Set down only those lines that fall from the line containing "Output the web" through the line containing "const yName = 'Frequency';", unchanged and without pictures.

>> START Data provided

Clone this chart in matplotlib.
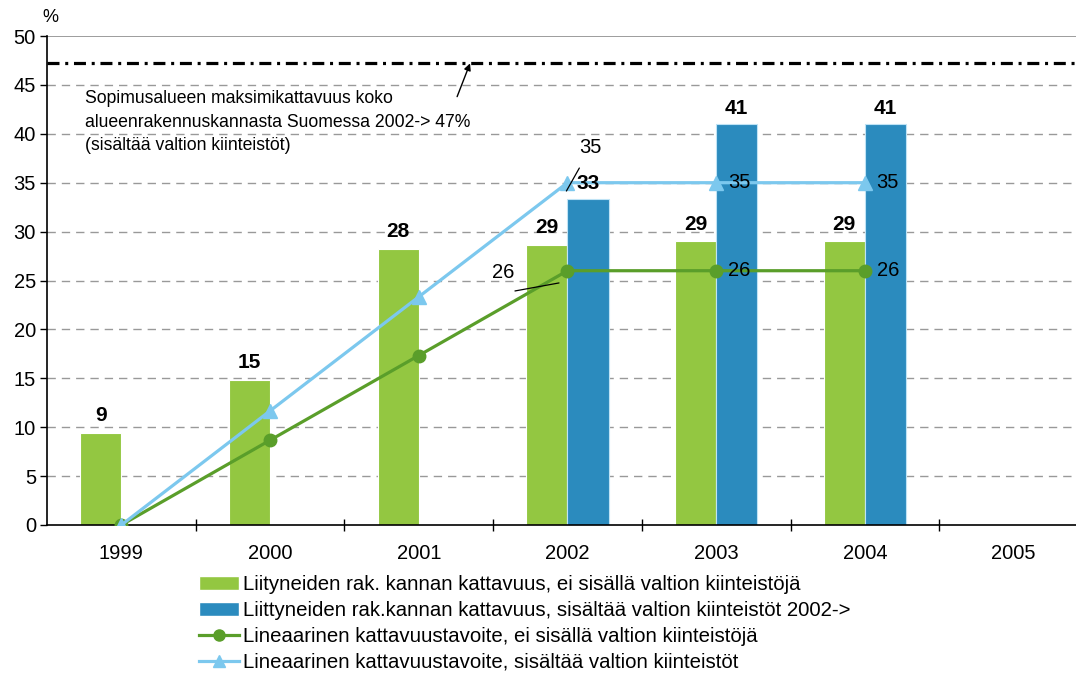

>> END Data provided
>> START Data provided

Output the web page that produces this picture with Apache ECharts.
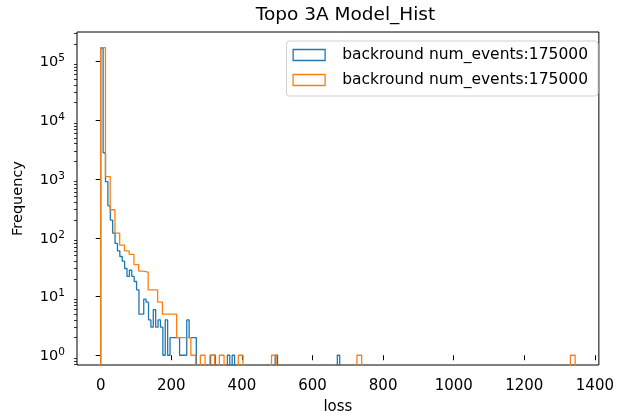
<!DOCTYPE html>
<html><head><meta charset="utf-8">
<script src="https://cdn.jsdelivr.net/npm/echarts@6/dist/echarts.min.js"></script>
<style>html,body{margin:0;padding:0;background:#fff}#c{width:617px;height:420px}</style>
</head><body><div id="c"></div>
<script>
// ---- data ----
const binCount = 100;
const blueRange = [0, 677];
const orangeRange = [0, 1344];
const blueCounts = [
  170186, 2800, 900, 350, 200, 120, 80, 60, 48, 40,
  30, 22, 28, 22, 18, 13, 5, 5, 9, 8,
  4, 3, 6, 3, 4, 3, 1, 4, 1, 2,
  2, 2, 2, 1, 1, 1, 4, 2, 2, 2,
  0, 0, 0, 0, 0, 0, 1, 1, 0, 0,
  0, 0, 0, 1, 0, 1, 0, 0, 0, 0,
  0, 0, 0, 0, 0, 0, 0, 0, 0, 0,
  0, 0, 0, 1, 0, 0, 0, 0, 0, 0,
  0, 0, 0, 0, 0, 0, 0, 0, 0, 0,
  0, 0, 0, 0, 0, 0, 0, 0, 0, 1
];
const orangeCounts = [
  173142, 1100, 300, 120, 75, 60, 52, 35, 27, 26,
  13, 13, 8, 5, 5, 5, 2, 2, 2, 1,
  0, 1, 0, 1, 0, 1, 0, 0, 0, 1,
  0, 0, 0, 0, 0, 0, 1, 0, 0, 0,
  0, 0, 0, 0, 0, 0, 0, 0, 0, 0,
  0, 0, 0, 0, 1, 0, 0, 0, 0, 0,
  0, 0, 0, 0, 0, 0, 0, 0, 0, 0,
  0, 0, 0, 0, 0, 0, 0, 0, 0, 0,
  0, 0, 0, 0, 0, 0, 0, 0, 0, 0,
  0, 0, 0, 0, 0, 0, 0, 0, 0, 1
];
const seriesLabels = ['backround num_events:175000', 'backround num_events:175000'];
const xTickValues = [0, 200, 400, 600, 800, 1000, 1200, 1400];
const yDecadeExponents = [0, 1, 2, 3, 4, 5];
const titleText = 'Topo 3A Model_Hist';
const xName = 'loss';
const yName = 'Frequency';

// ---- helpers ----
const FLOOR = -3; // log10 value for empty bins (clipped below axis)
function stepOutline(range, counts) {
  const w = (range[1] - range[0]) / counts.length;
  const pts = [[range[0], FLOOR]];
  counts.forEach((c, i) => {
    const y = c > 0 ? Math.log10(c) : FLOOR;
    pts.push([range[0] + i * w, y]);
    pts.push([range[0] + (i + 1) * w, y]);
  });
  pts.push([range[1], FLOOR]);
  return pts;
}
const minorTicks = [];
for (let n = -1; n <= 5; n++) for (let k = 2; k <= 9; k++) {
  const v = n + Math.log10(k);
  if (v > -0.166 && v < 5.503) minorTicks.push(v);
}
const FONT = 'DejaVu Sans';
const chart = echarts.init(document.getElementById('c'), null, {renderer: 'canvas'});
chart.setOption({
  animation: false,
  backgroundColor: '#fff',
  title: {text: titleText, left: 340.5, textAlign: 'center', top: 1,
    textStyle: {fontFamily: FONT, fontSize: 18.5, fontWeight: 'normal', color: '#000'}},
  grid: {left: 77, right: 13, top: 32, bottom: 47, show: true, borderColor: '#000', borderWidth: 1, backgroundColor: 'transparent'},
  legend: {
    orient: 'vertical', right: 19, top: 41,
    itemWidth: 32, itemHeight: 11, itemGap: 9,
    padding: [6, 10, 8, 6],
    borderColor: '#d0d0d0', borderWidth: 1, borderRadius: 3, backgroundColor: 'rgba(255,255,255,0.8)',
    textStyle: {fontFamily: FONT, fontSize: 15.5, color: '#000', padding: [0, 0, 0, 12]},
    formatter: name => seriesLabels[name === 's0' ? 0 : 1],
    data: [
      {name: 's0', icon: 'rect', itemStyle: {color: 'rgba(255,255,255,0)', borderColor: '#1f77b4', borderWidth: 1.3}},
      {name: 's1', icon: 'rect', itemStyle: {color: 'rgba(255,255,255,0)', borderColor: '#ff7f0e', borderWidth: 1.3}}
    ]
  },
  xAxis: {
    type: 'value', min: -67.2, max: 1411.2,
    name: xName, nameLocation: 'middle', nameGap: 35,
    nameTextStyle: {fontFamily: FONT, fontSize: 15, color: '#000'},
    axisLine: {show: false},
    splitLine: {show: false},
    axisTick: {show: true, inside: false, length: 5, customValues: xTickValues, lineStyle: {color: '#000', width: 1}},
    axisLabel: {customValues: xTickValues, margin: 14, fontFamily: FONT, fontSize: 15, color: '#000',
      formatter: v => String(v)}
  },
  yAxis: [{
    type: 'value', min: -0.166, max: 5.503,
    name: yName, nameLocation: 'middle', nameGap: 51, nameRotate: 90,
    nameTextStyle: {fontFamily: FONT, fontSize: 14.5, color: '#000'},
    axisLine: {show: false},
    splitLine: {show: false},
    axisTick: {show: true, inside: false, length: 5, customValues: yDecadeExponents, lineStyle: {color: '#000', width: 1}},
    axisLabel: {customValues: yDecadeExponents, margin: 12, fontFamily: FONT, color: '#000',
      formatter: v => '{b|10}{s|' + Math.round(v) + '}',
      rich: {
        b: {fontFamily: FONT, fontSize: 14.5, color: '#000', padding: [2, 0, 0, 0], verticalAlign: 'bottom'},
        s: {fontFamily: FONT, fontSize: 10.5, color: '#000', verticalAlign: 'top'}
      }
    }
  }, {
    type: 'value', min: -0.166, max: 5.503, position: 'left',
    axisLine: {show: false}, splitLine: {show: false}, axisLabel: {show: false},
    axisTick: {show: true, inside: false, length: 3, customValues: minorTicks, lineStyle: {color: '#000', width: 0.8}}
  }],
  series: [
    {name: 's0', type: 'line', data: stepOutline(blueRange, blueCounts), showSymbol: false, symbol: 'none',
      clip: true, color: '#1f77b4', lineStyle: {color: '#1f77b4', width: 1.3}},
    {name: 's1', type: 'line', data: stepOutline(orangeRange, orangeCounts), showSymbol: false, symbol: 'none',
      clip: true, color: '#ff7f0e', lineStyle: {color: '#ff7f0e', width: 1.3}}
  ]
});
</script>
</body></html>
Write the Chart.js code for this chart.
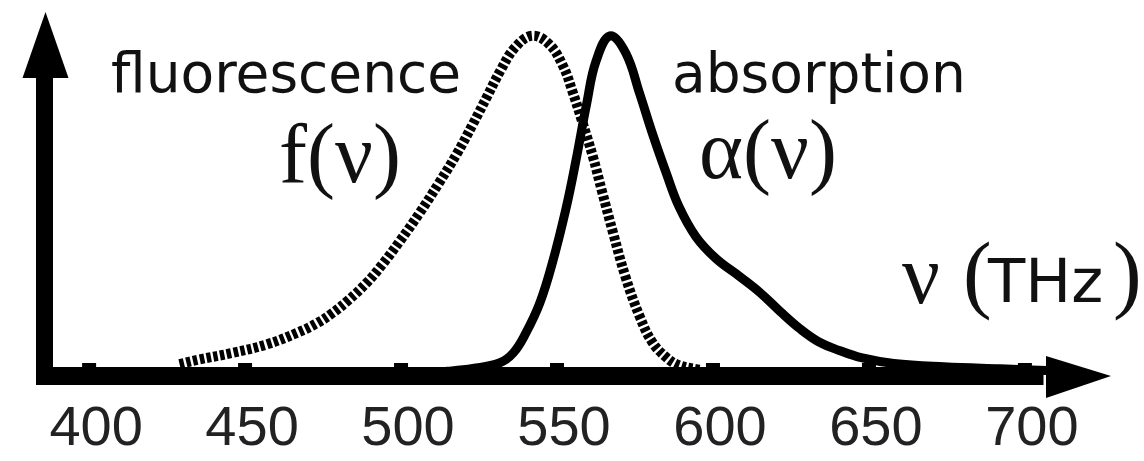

>> END Data provided

▶ [Solution to this problem]:
Output the web page that produces this picture with Apache ECharts.
<!DOCTYPE html>
<html><head><meta charset="utf-8">
<script src="https://cdn.jsdelivr.net/npm/echarts@6/dist/echarts.min.js"></script>
<style>html,body{margin:0;padding:0;background:#fff}#c{width:617px;height:420px}</style>
</head><body><div id="c"></div>
<script>
// ---- data ----
const binCount = 100;
const blueRange = [0, 677];
const orangeRange = [0, 1344];
const blueCounts = [
  170186, 2800, 900, 350, 200, 120, 80, 60, 48, 40,
  30, 22, 28, 22, 18, 13, 5, 5, 9, 8,
  4, 3, 6, 3, 4, 3, 1, 4, 1, 2,
  2, 2, 2, 1, 1, 1, 4, 2, 2, 2,
  0, 0, 0, 0, 0, 0, 1, 1, 0, 0,
  0, 0, 0, 1, 0, 1, 0, 0, 0, 0,
  0, 0, 0, 0, 0, 0, 0, 0, 0, 0,
  0, 0, 0, 1, 0, 0, 0, 0, 0, 0,
  0, 0, 0, 0, 0, 0, 0, 0, 0, 0,
  0, 0, 0, 0, 0, 0, 0, 0, 0, 1
];
const orangeCounts = [
  173142, 1100, 300, 120, 75, 60, 52, 35, 27, 26,
  13, 13, 8, 5, 5, 5, 2, 2, 2, 1,
  0, 1, 0, 1, 0, 1, 0, 0, 0, 1,
  0, 0, 0, 0, 0, 0, 1, 0, 0, 0,
  0, 0, 0, 0, 0, 0, 0, 0, 0, 0,
  0, 0, 0, 0, 1, 0, 0, 0, 0, 0,
  0, 0, 0, 0, 0, 0, 0, 0, 0, 0,
  0, 0, 0, 0, 0, 0, 0, 0, 0, 0,
  0, 0, 0, 0, 0, 0, 0, 0, 0, 0,
  0, 0, 0, 0, 0, 0, 0, 0, 0, 1
];
const seriesLabels = ['backround num_events:175000', 'backround num_events:175000'];
const xTickValues = [0, 200, 400, 600, 800, 1000, 1200, 1400];
const yDecadeExponents = [0, 1, 2, 3, 4, 5];
const titleText = 'Topo 3A Model_Hist';
const xName = 'loss';
const yName = 'Frequency';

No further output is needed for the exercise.